Yedi kat yer ve yedi kat göklerdeki bütün mahlukat yani bütün melekler, insanlar, cinler, şeytanlar, karada ve denizdeki -karıncaya varıncaya kadar- hayvanlar dirilip kıyamet günü bir araya gelince Sidre-i Münteha’ya kadar bütün göklerin melekleri mahşere inecek ve yetmiş bin saf olup insanları ve cinleri etraftan kuşatacak ve sıkacaktır.
Mahşerde güneşin harareti çok şiddetli olacaktır. Mahşerdekiler sıcaktan ve sıkılmaktan dolayı çok terleyecekler. Her insan ameline ve günahına göre; kimi dizine kadar, kimi beline kadar, kimi boğazına kadar kendi terine gark olacaktır. Ve hepsi gözlerini yukarı dikmiş, kalpleriyle acaba bize ferahlık gelir mi, diye ümit ederler. Üç yüz sene yahut elli bin sene böyle azap çekerler.

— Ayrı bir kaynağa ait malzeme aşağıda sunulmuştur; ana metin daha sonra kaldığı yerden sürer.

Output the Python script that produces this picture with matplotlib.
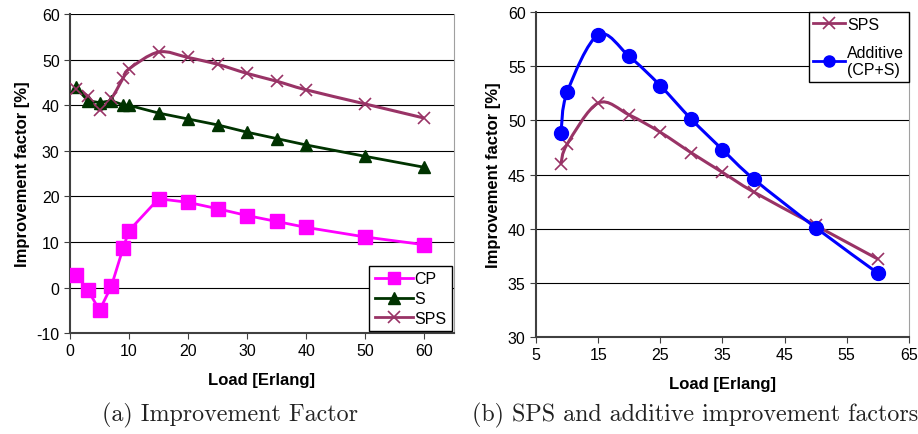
import numpy as np
import matplotlib
matplotlib.use('Agg')
import matplotlib.pyplot as plt
from matplotlib.path import Path
from matplotlib.patches import PathPatch
from matplotlib.lines import Line2D

plt.rcParams['font.family'] = ['Liberation Sans', 'DejaVu Sans']
plt.rcParams['axes.unicode_minus'] = False

# data, panel (a)
load_a = [1, 3, 5, 7, 9, 10, 15, 20, 25, 30, 35, 40, 50, 60]
cp = [2.8, -0.5, -5.0, 0.3, 8.7, 12.5, 19.5, 18.7, 17.3, 15.8, 14.5, 13.2, 11.1, 9.4]
s = [44.0, 41.0, 40.6, 41.0, 40.1, 40.0, 38.3, 37.0, 35.7, 34.1, 32.7, 31.3, 28.8, 26.4]
sps = [43.5, 42.0, 39.0, 41.5, 46.0, 48.0, 51.7, 50.5, 49.0, 47.0, 45.3, 43.4, 40.3, 37.2]

# data, panel (b)
load_b = [9, 10, 15, 20, 25, 30, 35, 40, 50, 60]
sps_b = [46.0, 47.8, 51.6, 50.5, 48.9, 47.0, 45.2, 43.4, 40.3, 37.2]
additive = [48.8, 52.6, 57.9, 55.9, 53.2, 50.1, 47.3, 44.6, 40.1, 35.9]

C_CP = '#ff00ff'
C_S = '#003300'
C_SPS = '#993366'
C_ADD = '#0000ff'


def smooth_line(ax, x, y, color, lw=2.2):
    # excel style smoothed line drawn as bezier path
    xl = ax.get_xlim(); yl = ax.get_ylim()
    sx = xl[1] - xl[0]; sy = yl[1] - yl[0]
    p = np.column_stack([(np.array(x) - xl[0]) / sx, (np.array(y) - yl[0]) / sy])
    n = len(p)
    verts = [p[0]]
    codes = [Path.MOVETO]
    for i in range(n - 1):
        p0 = p[i - 1] if i > 0 else p[i]
        p3 = p[i + 2] if i + 2 < n else p[i + 1]
        c1 = p[i] + (p[i + 1] - p0) / 6.0
        c2 = p[i + 1] - (p3 - p[i]) / 6.0
        verts += [c1, c2, p[i + 1]]
        codes += [Path.CURVE4] * 3
    v = np.array(verts)
    v[:, 0] = v[:, 0] * sx + xl[0]
    v[:, 1] = v[:, 1] * sy + yl[0]
    ax.add_patch(PathPatch(Path(v, codes), fill=False, edgecolor=color, lw=lw, zorder=3))


def style_axes(ax):
    ax.grid(axis='y', color='black', lw=0.8)
    ax.set_axisbelow(True)
    ax.spines['top'].set_visible(False)
    ax.spines['right'].set_color('#a0a0a0')
    ax.spines['left'].set_color('#404040')
    ax.spines['bottom'].set_color('#404040')
    ax.spines['left'].set_linewidth(1.5)
    ax.spines['bottom'].set_linewidth(1.5)
    ax.tick_params(direction='out', length=4, labelsize=11.5, color='#404040')
    ax.set_xlabel('Load [Erlang]', fontweight='bold', fontsize=12, labelpad=10)
    ax.set_ylabel('Improvement factor [%]', fontweight='bold', fontsize=12, labelpad=5)


fig = plt.figure(figsize=(9.18, 4.35), dpi=100)

# (a)
ax1 = fig.add_axes([0.0763, 0.232, 0.418, 0.733])
ax1.set_xlim(0, 65)
ax1.set_ylim(-10, 60)
ax1.set_xticks([0, 10, 20, 30, 40, 50, 60])
ax1.set_yticks(range(-10, 61, 10))
style_axes(ax1)
ax1.plot(load_a, cp, color=C_CP, lw=2, marker='s', ms=9.5, zorder=4)
ax1.plot(load_a, s, color=C_S, lw=2, marker='^', ms=9, zorder=4)
smooth_line(ax1, load_a, sps, C_SPS)
ax1.plot(load_a, sps, ls='none', color=C_SPS, marker='x', ms=9, mew=1.2, zorder=4)
h1 = [Line2D([], [], color=C_CP, lw=2, marker='s', ms=9),
      Line2D([], [], color=C_S, lw=2, marker='^', ms=8),
      Line2D([], [], color=C_SPS, lw=2, marker='x', ms=8, mew=1.2)]
leg1 = ax1.legend(h1, ['CP', 'S', 'SPS'], loc='lower right', fontsize=11.5,
                  fancybox=False, edgecolor='black', framealpha=1,
                  borderaxespad=0.1, handlelength=2.4, handletextpad=0.1,
                  labelspacing=0.3, borderpad=0.35)
leg1.get_frame().set_linewidth(1.0)
fig.text(0.25, 0.046, '(a) Improvement Factor', fontsize=17.3, family='cmr10',
         ha='center', va='center', color='#222222')

# (b)
ax2 = fig.add_axes([0.584, 0.223, 0.406, 0.747])
ax2.set_xlim(5, 65)
ax2.set_ylim(30, 60)
ax2.set_xticks(range(5, 66, 10))
ax2.set_yticks(range(30, 61, 5))
style_axes(ax2)
smooth_line(ax2, load_b, sps_b, C_SPS)
ax2.plot(load_b, sps_b, ls='none', color=C_SPS, marker='x', ms=9, mew=1.2, zorder=4)
smooth_line(ax2, load_b, additive, C_ADD)
ax2.plot(load_b, additive, ls='none', color=C_ADD, marker='o', ms=10, zorder=4)
h2 = [Line2D([], [], color=C_SPS, lw=2, marker='x', ms=8, mew=1.2),
      Line2D([], [], color=C_ADD, lw=2, marker='o', ms=8)]
leg2 = ax2.legend(h2, ['SPS', 'Additive\n(CP+S)'], loc='upper right', fontsize=11.5,
                  fancybox=False, edgecolor='black', framealpha=1,
                  borderaxespad=0.0, handlelength=2.0, handletextpad=0.1,
                  labelspacing=0.8, borderpad=0.3)
leg2.get_frame().set_linewidth(1.0)
fig.text(0.757, 0.046, '(b) SPS and additive improvement factors', fontsize=17.3,
         family='cmr10', ha='center', va='center', color='#222222')

fig.savefig('out.png', dpi=100)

Mahşerde Arş-ı Aladan başka gölge yoktur. Bütün peygamberler, sıddıklar, şehitler ve muttakiler; Allah’tan korkanlar Arş-ı Alanın gölgesindedir.
Peygamber Efendimiz (s.a.v.) buyurdular:
“Evlatlarınızı üç hasletle terbiye ediniz: Peygamberinizin sevgisi, onun Ehl-i Beyti’nin sevgisi ve Kur’ân-ı Kerim okumaya devam etmek. Muhakkak Allâhü Teâlâ, Kur’ân’ı öğrenip amel edeni, başka hiçbir gölgenin bulunmadığı kıyamet gününde Arş’ın gölgesi altında peygamberler ve evliyalar ile beraber gölgelendirecektir.”

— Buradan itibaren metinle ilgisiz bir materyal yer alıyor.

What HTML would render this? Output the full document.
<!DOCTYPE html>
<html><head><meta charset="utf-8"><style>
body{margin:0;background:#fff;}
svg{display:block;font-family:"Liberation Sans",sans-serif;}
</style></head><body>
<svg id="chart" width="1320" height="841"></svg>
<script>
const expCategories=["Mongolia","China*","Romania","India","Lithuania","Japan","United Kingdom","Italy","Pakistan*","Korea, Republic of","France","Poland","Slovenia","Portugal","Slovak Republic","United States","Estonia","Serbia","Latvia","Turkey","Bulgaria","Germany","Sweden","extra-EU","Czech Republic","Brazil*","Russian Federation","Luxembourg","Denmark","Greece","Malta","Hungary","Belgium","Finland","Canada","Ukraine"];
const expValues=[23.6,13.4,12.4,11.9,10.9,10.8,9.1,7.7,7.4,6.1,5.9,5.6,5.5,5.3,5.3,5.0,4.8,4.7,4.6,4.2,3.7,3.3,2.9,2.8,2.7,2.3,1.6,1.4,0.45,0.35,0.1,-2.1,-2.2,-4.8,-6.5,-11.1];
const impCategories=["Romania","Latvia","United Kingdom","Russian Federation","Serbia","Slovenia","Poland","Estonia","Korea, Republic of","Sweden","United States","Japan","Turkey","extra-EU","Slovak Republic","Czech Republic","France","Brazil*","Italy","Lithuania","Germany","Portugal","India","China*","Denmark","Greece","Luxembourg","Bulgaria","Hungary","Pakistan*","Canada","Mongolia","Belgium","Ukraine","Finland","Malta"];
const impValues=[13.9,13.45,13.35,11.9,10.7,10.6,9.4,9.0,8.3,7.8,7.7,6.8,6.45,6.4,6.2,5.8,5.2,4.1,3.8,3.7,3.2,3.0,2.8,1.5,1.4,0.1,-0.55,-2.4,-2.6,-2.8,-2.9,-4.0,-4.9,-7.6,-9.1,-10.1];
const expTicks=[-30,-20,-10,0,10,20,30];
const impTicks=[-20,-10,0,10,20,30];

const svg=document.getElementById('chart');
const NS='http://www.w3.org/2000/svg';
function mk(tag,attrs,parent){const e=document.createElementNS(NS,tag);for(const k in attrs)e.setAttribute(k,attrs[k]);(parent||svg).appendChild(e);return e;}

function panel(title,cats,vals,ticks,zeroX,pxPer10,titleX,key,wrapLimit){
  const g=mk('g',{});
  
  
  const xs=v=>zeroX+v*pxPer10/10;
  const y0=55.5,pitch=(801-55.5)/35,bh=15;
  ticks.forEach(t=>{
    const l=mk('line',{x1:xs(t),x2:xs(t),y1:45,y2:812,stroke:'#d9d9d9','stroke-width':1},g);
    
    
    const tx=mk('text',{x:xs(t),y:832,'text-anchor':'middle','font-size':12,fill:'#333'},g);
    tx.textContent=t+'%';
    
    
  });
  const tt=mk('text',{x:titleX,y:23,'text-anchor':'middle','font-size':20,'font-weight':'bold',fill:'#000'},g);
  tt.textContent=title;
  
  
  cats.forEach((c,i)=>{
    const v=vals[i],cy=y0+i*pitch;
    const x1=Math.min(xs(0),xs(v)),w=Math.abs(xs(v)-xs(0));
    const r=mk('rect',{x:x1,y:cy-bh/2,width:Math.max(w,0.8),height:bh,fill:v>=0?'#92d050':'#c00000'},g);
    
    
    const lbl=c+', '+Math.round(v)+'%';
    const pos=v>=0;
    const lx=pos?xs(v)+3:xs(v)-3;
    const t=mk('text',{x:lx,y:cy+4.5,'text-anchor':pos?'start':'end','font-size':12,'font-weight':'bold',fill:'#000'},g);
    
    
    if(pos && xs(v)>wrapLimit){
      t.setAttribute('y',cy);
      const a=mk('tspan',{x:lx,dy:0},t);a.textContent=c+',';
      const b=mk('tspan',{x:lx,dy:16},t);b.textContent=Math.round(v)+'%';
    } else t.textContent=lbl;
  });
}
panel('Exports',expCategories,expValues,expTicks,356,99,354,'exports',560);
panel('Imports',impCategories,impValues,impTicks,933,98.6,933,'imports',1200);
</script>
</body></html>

“Üç sınıf, insanlar hesaba çekilirken Arş’ın gölgesinde emniyet içinde konuşurlar:
Allah yolunda hiç kimsenin kötülemesinden çekinmeyen.
Kendisine helal olmayan şeye elini uzatmayan ve
Allah’ın haram kıldığına bakmayan adam.”
“Kıyamet gününde üç sınıf, gölgesinden başka gölgenin bulunmadığı Arş’ın altında gölgelenirler. Onlar; ümmetimi sıkıntıdan kurtaran, (terk edilmiş, unutulmuş) sünnetlerimi ihya eden ve bana çok salavat getirendir.”
“Dürüst tüccar kıyamet günü Arş’ın gölgesindedir.”